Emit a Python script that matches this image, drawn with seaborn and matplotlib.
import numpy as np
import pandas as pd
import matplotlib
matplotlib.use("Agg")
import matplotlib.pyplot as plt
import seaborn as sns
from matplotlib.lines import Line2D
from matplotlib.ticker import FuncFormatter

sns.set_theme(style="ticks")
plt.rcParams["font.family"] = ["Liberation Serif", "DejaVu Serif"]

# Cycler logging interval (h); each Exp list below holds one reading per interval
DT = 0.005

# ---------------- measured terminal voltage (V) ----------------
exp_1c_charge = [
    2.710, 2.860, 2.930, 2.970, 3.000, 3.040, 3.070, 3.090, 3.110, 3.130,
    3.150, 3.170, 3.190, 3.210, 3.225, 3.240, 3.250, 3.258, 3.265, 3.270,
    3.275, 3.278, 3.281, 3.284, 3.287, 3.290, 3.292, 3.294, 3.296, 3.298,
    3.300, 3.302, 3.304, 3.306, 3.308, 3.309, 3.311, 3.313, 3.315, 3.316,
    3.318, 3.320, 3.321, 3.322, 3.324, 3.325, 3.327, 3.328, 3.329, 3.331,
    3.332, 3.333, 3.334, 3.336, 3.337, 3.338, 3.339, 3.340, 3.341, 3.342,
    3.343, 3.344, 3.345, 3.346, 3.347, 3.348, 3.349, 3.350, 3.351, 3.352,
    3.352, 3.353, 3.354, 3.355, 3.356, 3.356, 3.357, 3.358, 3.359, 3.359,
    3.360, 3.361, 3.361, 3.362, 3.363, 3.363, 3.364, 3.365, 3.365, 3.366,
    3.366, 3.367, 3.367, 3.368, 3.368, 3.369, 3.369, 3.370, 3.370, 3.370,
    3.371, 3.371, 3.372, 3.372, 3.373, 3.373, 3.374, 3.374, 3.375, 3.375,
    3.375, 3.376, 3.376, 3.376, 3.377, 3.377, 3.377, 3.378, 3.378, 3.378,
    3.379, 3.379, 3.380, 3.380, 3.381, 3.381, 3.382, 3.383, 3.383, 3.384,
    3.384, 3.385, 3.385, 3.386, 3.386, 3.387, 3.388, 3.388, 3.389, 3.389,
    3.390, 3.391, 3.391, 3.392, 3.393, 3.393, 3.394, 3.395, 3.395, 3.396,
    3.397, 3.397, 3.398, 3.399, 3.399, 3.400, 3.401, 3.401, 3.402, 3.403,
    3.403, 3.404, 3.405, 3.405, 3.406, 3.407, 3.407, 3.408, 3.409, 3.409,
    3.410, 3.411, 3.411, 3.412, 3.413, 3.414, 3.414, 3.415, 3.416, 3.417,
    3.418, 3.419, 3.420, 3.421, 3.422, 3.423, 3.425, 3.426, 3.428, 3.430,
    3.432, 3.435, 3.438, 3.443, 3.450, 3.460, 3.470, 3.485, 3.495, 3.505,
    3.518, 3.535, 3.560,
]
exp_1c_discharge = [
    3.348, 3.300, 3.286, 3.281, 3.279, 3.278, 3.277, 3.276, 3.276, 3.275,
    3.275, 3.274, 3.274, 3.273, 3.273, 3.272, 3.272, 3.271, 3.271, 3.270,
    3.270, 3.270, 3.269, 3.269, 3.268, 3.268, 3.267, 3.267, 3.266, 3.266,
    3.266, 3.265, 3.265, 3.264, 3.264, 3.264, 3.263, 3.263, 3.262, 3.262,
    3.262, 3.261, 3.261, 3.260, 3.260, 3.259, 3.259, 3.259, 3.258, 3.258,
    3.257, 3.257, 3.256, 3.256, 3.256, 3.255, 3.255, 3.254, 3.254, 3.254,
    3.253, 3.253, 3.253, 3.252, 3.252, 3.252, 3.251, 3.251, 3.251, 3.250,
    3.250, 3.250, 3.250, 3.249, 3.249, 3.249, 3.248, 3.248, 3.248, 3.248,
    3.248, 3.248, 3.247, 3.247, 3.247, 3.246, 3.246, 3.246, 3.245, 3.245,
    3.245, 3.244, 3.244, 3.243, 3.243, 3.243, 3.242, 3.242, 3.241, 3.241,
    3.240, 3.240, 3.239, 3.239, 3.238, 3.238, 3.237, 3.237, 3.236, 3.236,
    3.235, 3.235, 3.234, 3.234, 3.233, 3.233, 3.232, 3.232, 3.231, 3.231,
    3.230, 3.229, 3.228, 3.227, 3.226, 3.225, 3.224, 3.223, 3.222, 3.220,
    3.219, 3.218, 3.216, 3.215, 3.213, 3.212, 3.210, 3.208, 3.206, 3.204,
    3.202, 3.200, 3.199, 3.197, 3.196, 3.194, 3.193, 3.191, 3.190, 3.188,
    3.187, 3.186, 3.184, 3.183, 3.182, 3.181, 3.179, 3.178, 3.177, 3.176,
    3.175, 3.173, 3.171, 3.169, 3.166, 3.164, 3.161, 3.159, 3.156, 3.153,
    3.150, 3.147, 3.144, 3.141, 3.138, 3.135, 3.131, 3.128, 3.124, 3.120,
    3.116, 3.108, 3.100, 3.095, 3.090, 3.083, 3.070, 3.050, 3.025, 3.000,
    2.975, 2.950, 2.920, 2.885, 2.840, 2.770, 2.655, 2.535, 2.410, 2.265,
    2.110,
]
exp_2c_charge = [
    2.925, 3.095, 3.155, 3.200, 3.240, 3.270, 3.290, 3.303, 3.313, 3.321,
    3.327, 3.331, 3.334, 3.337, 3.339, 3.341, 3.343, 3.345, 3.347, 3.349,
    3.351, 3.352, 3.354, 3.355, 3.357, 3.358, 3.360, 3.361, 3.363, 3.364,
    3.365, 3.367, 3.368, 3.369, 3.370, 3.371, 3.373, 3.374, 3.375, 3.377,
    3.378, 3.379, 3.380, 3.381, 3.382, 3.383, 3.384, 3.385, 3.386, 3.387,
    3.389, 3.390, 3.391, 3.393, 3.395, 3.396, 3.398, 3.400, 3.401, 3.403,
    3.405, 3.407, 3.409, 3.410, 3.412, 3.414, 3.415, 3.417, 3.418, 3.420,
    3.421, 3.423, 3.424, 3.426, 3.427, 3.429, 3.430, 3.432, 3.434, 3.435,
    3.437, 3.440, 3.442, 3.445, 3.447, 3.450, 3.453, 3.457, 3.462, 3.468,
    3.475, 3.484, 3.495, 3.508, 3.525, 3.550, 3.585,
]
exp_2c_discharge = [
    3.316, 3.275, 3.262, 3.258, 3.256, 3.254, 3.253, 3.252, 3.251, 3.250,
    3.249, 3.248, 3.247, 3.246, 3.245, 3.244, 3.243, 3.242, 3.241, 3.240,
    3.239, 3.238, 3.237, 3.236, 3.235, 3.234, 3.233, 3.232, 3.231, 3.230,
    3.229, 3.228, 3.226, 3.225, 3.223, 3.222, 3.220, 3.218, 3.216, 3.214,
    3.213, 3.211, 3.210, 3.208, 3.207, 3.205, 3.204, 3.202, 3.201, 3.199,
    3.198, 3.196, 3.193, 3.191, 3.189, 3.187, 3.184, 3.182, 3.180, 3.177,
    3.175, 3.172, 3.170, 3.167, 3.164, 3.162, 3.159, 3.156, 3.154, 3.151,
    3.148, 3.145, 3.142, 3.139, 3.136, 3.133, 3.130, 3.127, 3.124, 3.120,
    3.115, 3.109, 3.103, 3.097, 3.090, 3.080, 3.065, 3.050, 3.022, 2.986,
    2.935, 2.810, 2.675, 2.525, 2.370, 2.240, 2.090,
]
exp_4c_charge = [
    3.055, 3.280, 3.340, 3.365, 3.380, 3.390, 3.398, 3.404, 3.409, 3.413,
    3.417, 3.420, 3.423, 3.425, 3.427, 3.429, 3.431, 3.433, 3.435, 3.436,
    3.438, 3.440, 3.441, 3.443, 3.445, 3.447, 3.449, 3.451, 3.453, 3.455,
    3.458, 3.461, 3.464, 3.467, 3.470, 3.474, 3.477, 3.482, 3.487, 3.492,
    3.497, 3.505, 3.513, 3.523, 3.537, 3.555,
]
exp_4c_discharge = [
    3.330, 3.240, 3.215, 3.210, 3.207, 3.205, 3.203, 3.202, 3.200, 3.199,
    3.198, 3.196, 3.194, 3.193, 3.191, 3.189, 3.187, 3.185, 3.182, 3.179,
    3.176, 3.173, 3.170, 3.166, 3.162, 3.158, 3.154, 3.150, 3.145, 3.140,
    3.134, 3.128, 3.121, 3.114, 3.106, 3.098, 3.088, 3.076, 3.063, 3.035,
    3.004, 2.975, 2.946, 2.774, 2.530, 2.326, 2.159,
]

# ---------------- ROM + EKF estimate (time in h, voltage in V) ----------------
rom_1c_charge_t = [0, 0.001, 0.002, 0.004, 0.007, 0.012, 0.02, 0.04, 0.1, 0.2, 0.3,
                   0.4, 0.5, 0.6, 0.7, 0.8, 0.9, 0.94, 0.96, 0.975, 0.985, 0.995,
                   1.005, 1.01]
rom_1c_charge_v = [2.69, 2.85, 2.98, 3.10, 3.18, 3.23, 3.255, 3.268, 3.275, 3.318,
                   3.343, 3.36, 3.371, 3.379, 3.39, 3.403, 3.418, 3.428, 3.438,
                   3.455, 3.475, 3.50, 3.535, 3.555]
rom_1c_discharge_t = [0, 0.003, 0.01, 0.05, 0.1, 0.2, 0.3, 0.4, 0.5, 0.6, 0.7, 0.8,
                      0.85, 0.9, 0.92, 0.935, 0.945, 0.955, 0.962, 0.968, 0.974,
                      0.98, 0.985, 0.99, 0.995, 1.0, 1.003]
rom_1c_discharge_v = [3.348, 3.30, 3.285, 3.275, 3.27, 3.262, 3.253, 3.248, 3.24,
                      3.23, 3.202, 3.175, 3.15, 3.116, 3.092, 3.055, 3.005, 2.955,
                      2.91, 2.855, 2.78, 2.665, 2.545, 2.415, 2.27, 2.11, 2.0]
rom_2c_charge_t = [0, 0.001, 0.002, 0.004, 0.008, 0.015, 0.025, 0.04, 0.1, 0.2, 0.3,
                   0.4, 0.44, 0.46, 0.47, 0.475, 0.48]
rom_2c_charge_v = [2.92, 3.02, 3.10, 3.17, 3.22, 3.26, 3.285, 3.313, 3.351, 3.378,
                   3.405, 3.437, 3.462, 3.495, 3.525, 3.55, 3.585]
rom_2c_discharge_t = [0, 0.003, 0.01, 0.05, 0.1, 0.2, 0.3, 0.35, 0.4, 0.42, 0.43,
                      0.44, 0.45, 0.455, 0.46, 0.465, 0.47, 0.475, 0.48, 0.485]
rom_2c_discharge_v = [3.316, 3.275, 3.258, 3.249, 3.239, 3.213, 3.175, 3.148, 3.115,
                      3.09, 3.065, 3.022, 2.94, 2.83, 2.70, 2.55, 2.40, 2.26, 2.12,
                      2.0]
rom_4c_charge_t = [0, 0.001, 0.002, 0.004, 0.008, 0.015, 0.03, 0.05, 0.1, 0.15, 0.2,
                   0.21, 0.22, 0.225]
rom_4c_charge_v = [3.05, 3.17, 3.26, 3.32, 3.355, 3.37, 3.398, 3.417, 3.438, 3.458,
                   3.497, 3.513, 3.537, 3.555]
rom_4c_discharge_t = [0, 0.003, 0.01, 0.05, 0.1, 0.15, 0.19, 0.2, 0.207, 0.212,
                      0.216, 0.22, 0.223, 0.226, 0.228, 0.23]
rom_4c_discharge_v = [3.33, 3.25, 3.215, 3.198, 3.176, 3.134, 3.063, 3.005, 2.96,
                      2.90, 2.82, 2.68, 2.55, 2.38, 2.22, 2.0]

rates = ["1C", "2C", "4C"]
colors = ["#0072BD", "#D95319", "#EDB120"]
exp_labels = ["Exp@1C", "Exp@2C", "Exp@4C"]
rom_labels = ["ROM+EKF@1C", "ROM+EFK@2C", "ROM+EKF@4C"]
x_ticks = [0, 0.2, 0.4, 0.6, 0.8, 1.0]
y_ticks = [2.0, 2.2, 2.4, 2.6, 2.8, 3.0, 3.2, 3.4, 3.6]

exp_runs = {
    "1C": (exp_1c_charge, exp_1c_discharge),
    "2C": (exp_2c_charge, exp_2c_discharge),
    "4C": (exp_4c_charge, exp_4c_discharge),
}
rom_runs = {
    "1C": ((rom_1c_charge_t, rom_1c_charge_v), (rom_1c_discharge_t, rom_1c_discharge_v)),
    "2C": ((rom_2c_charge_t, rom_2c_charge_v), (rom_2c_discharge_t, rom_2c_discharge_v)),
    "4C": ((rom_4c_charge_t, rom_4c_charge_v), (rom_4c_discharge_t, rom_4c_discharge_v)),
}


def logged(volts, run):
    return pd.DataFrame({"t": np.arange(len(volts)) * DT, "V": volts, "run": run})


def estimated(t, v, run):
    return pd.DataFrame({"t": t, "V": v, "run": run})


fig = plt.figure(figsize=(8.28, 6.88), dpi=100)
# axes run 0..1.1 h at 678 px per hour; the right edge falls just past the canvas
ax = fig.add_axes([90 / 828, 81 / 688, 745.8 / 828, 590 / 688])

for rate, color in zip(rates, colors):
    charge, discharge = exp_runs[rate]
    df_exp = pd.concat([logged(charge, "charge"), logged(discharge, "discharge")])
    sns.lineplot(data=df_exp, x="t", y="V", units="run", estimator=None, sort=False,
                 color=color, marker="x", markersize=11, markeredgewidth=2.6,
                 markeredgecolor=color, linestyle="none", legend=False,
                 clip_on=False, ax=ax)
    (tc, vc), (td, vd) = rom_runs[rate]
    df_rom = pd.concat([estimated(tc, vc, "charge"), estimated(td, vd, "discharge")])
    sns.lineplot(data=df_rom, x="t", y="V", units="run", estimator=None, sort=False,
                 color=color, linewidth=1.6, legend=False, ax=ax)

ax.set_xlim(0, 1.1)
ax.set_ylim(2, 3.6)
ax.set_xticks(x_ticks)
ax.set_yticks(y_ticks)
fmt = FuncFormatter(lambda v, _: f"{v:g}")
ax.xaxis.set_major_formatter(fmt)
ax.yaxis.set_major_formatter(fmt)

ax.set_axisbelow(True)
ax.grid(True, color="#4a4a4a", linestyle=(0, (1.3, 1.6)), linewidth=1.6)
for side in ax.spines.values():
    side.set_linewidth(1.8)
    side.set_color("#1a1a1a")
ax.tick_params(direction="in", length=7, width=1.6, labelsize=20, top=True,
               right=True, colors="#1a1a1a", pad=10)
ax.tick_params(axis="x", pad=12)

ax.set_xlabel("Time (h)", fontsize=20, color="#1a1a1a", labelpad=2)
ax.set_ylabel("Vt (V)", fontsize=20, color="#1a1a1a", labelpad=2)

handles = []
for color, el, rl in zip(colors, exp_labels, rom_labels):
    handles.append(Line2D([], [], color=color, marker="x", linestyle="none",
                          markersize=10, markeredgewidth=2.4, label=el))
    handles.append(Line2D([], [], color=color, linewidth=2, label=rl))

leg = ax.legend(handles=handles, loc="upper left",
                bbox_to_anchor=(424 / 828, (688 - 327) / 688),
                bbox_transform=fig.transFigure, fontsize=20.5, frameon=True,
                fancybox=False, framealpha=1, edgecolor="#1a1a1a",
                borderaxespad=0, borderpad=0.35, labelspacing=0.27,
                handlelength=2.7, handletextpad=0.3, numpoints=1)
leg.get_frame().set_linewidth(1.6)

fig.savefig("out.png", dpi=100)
____________
### REQUIREMENTS
Check each line above for the string "seaborn", then copy the ones that have it.

### ANSWER TO THE TASK
Emit a Python script that matches this image, drawn with seaborn and matplotlib.
import seaborn as sns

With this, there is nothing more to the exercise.